§ **Brief**
Reproduce exactly, and only, the lines of the material below running from the line bearing "Give me the D3.js source for this chart." through the line bearing "return Math.round(d.value /". Leave any pictures out.

§ **Supplied entries**
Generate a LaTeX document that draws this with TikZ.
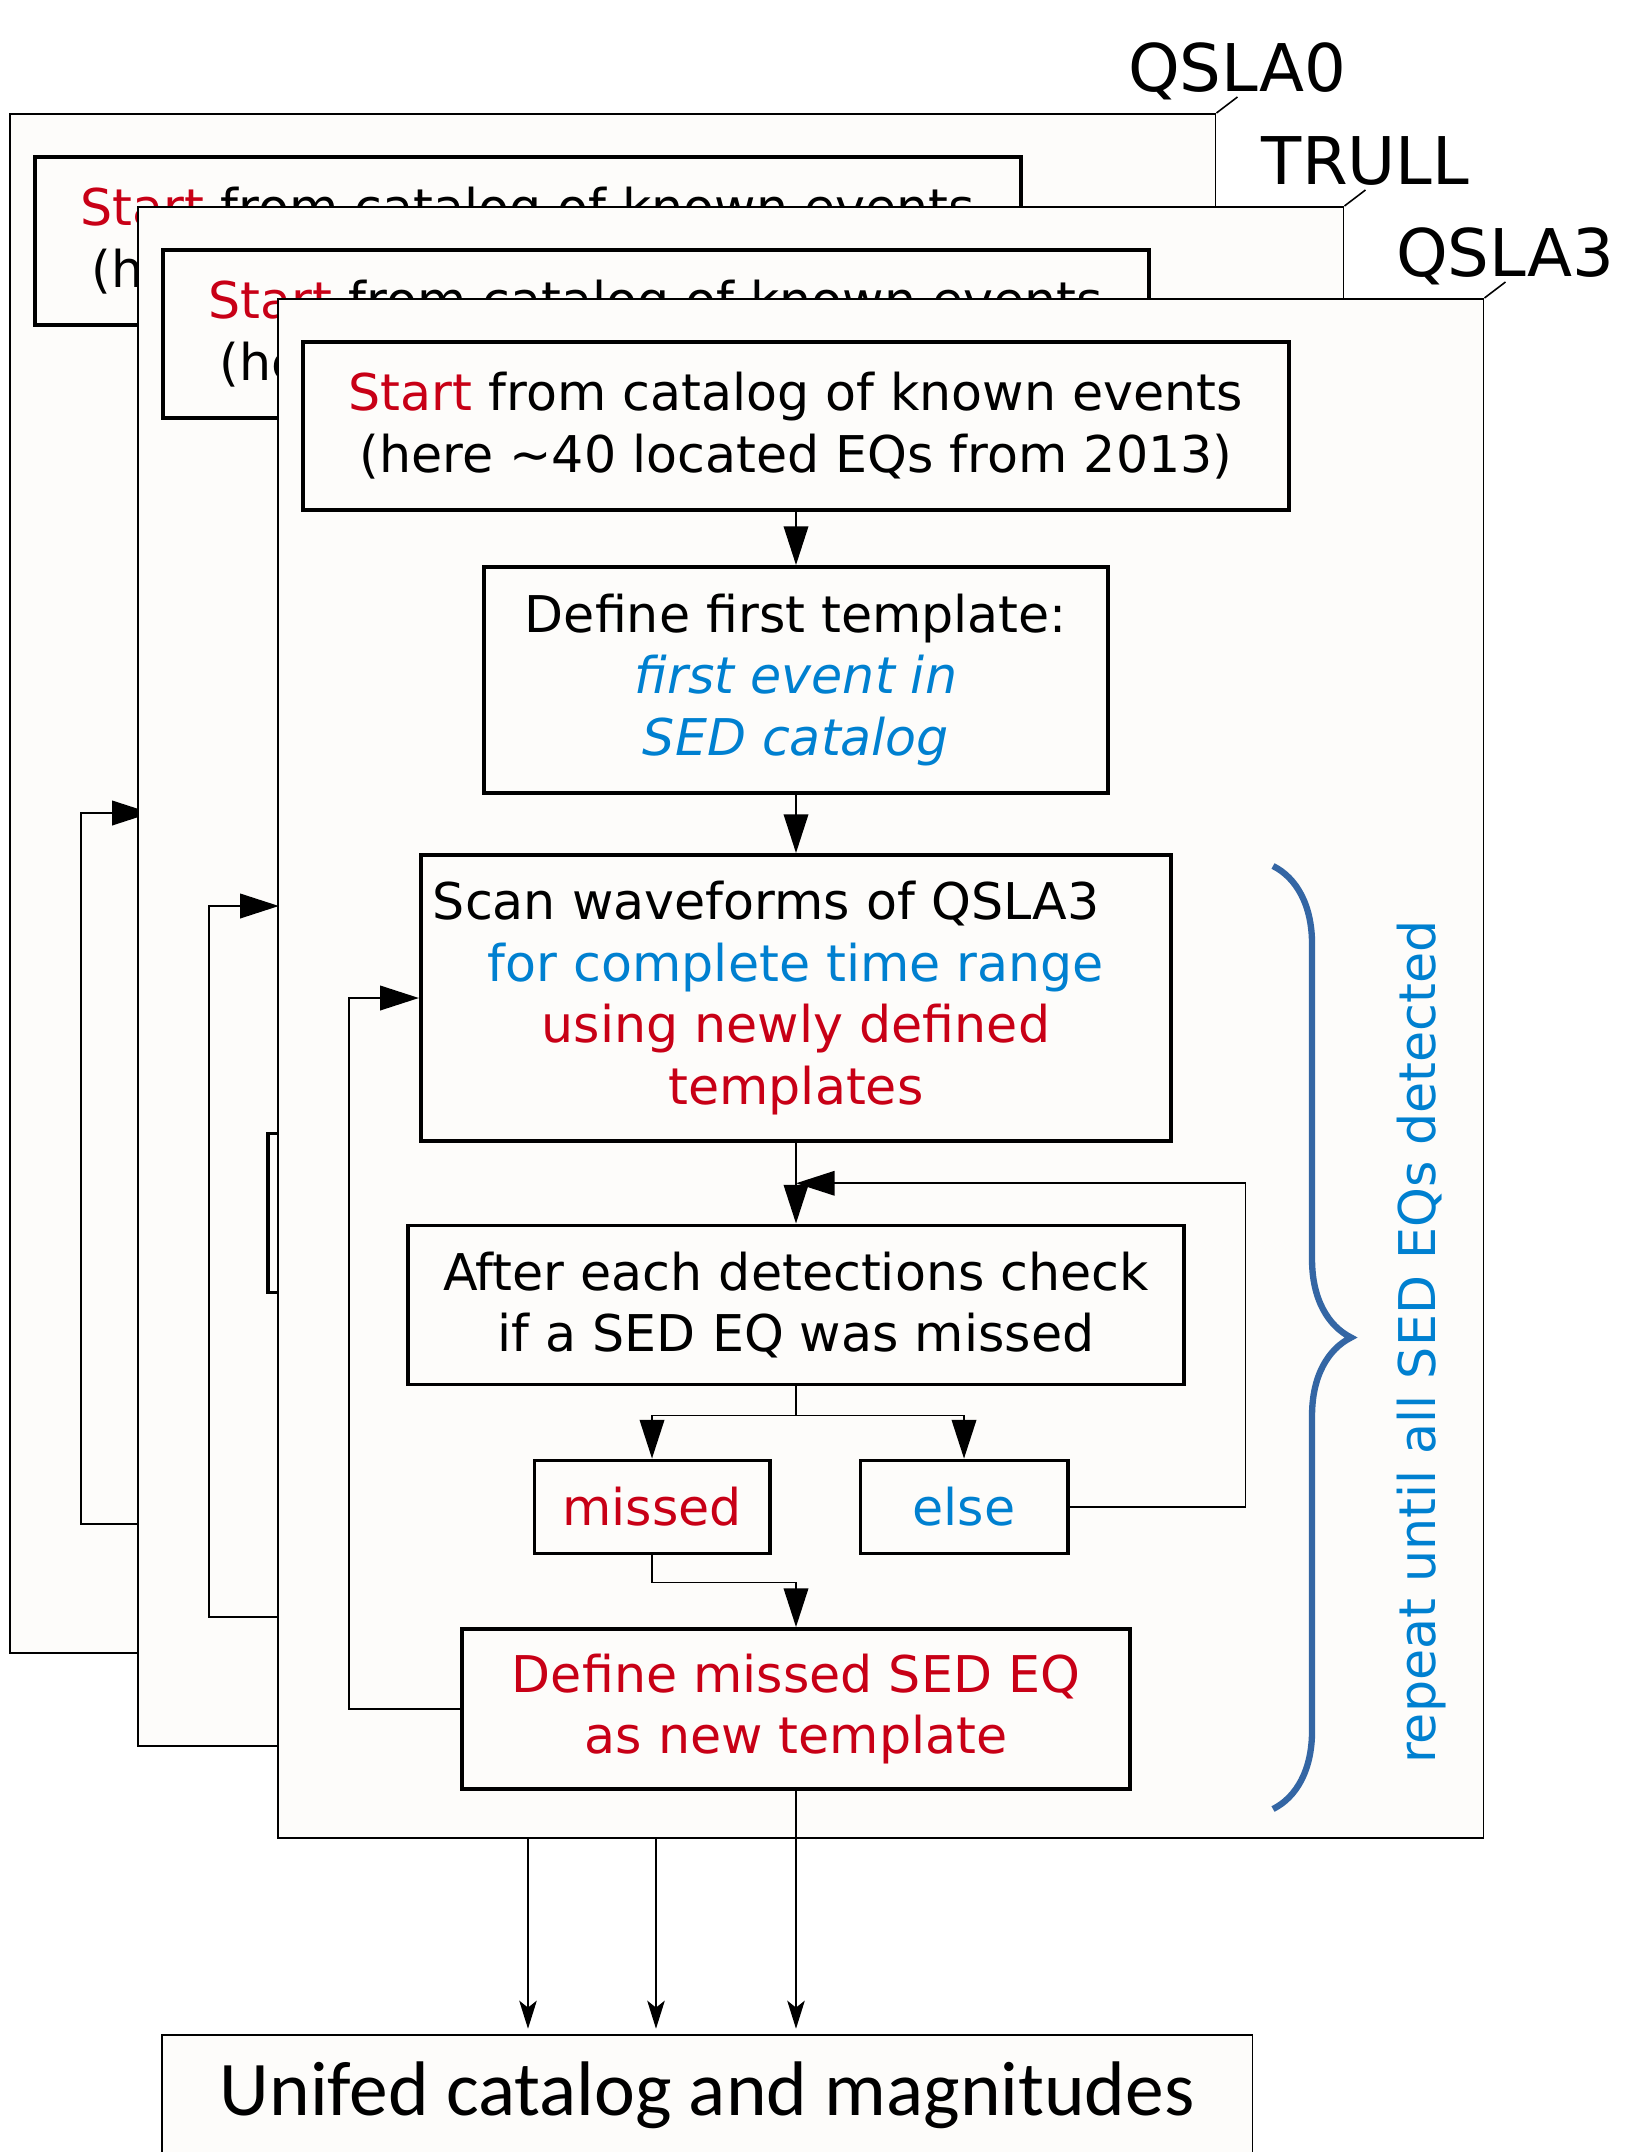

...

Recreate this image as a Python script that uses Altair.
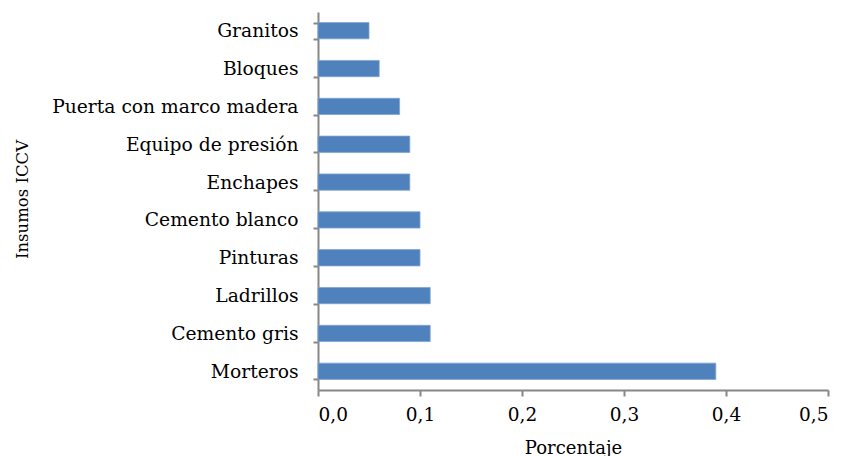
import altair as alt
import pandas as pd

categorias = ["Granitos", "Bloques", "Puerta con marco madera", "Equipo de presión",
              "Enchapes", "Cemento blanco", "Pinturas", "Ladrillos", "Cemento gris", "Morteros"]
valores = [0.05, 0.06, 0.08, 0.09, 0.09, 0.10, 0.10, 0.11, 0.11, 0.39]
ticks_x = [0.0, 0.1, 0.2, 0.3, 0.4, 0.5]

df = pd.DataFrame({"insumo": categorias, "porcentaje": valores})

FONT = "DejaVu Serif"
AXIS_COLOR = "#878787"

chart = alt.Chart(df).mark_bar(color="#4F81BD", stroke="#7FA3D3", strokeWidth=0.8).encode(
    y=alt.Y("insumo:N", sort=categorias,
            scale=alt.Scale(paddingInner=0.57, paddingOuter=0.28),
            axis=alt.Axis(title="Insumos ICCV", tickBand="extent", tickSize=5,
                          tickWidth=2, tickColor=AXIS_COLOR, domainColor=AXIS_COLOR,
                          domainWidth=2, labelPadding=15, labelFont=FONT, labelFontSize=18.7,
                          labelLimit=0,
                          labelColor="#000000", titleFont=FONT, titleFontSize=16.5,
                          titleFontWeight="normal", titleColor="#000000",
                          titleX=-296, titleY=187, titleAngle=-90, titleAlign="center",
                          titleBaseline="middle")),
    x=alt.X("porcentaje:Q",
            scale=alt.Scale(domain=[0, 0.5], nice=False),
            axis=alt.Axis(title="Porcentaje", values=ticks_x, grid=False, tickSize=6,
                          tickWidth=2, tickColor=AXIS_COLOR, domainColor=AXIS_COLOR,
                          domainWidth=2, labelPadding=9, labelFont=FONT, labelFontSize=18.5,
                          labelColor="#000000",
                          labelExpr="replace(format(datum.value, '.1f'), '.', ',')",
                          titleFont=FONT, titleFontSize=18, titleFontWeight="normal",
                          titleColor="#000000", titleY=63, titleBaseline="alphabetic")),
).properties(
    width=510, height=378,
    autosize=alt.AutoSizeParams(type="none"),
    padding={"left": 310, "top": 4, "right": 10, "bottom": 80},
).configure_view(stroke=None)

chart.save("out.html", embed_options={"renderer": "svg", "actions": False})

--

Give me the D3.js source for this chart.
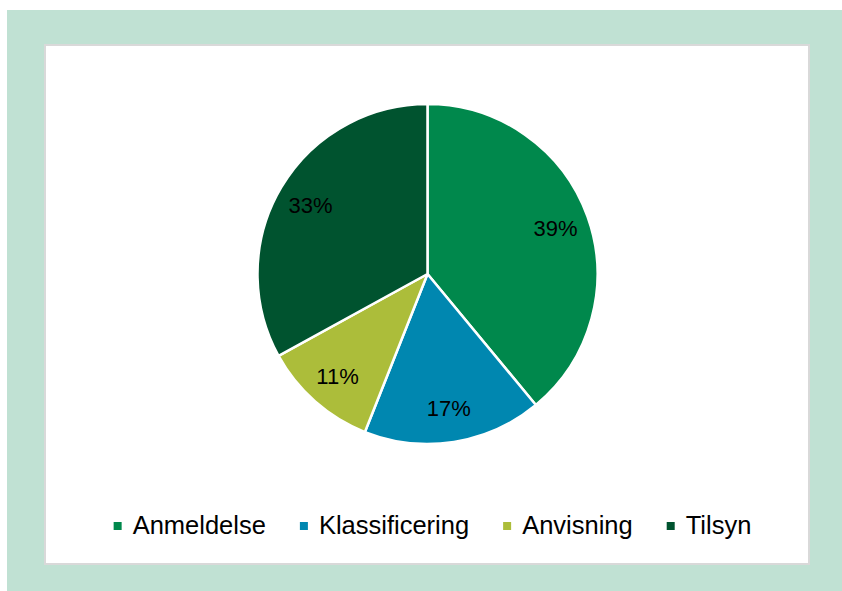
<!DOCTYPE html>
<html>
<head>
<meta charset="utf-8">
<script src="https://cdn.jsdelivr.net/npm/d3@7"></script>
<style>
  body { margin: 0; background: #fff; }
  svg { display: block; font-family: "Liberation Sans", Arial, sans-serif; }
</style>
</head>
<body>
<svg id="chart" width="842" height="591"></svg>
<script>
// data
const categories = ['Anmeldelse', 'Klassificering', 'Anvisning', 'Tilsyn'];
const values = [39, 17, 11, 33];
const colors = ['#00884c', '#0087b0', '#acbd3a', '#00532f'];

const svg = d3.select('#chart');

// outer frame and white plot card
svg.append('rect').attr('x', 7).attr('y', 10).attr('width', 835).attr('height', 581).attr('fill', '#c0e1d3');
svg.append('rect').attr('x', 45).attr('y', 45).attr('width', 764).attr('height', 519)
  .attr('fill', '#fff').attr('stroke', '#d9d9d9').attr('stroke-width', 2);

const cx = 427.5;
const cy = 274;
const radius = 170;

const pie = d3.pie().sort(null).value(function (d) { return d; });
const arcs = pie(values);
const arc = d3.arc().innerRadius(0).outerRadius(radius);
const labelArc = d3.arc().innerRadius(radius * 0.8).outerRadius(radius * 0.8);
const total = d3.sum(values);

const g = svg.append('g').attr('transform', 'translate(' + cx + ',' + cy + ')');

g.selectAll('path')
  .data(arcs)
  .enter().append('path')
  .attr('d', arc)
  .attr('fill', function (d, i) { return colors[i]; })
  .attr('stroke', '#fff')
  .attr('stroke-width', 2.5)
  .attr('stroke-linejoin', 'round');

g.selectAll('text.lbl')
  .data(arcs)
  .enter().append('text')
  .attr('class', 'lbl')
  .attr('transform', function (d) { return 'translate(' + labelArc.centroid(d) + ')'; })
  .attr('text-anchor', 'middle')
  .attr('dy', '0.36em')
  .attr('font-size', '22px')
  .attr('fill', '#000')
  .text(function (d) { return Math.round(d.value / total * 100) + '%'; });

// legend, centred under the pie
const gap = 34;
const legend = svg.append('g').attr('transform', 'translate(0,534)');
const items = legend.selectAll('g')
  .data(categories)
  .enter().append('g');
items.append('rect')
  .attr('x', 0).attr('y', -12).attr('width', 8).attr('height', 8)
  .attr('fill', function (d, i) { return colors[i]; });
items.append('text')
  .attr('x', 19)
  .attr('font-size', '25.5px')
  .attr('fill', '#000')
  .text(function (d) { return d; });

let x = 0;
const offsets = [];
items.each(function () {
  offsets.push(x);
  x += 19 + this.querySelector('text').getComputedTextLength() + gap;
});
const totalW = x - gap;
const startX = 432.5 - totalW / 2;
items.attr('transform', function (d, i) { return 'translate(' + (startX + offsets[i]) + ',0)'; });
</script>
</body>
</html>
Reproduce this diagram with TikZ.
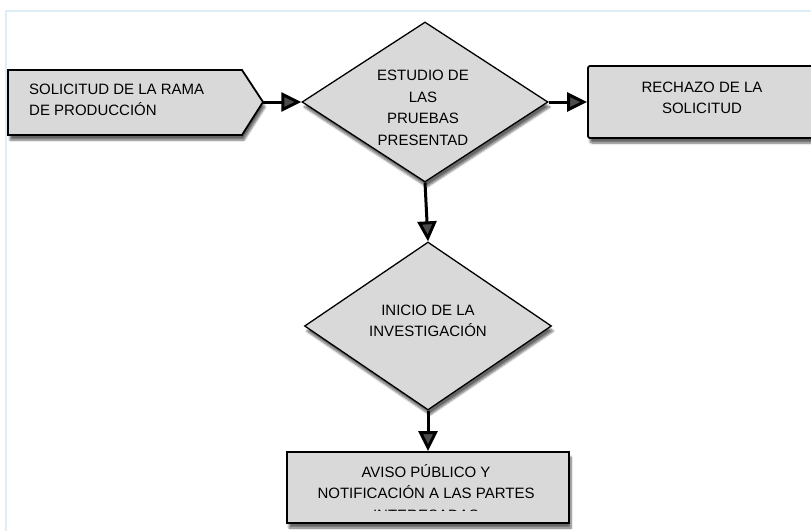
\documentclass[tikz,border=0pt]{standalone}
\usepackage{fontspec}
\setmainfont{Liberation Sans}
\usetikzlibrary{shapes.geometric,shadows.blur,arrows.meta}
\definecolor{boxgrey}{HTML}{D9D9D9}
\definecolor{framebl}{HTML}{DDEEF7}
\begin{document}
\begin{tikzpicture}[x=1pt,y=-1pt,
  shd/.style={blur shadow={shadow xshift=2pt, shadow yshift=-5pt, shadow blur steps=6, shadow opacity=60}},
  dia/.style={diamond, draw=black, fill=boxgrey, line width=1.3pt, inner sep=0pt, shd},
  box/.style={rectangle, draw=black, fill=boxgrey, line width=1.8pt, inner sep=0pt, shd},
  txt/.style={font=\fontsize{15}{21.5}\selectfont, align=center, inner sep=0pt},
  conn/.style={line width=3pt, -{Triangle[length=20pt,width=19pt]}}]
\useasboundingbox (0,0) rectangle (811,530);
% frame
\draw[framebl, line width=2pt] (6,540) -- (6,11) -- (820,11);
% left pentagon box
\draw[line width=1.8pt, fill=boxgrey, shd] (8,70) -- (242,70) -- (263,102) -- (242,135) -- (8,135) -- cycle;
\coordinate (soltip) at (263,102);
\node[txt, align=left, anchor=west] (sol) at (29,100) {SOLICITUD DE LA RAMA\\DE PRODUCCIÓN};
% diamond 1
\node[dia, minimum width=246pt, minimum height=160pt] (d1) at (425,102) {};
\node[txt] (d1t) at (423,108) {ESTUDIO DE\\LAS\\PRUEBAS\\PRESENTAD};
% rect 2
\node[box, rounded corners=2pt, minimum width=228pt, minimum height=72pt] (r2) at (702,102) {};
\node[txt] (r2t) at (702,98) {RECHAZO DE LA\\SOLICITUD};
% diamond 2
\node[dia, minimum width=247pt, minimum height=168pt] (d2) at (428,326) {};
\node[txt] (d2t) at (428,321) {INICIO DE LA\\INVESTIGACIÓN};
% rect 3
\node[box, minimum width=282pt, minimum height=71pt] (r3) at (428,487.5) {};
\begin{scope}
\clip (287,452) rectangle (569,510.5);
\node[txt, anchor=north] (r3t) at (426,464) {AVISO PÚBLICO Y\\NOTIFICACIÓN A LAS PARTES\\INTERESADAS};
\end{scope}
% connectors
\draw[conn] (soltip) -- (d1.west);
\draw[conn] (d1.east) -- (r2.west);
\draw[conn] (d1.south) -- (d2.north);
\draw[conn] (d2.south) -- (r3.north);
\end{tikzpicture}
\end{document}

§ **Task response**
Give me the D3.js source for this chart.
<!DOCTYPE html>
<html>
<head>
<meta charset="utf-8">
<script src="https://cdn.jsdelivr.net/npm/d3@7"></script>
<style>
  body { margin: 0; background: #fff; }
  svg { display: block; font-family: "Liberation Sans", Arial, sans-serif; }
</style>
</head>
<body>
<svg id="chart" width="842" height="591"></svg>
<script>
// data
const categories = ['Anmeldelse', 'Klassificering', 'Anvisning', 'Tilsyn'];
const values = [39, 17, 11, 33];
const colors = ['#00884c', '#0087b0', '#acbd3a', '#00532f'];

const svg = d3.select('#chart');

// outer frame and white plot card
svg.append('rect').attr('x', 7).attr('y', 10).attr('width', 835).attr('height', 581).attr('fill', '#c0e1d3');
svg.append('rect').attr('x', 45).attr('y', 45).attr('width', 764).attr('height', 519)
  .attr('fill', '#fff').attr('stroke', '#d9d9d9').attr('stroke-width', 2);

const cx = 427.5;
const cy = 274;
const radius = 170;

const pie = d3.pie().sort(null).value(function (d) { return d; });
const arcs = pie(values);
const arc = d3.arc().innerRadius(0).outerRadius(radius);
const labelArc = d3.arc().innerRadius(radius * 0.8).outerRadius(radius * 0.8);
const total = d3.sum(values);

const g = svg.append('g').attr('transform', 'translate(' + cx + ',' + cy + ')');

g.selectAll('path')
  .data(arcs)
  .enter().append('path')
  .attr('d', arc)
  .attr('fill', function (d, i) { return colors[i]; })
  .attr('stroke', '#fff')
  .attr('stroke-width', 2.5)
  .attr('stroke-linejoin', 'round');

g.selectAll('text.lbl')
  .data(arcs)
  .enter().append('text')
  .attr('class', 'lbl')
  .attr('transform', function (d) { return 'translate(' + labelArc.centroid(d) + ')'; })
  .attr('text-anchor', 'middle')
  .attr('dy', '0.36em')
  .attr('font-size', '22px')
  .attr('fill', '#000')
  .text(function (d) { return Math.round(d.value / total * 100) + '%'; });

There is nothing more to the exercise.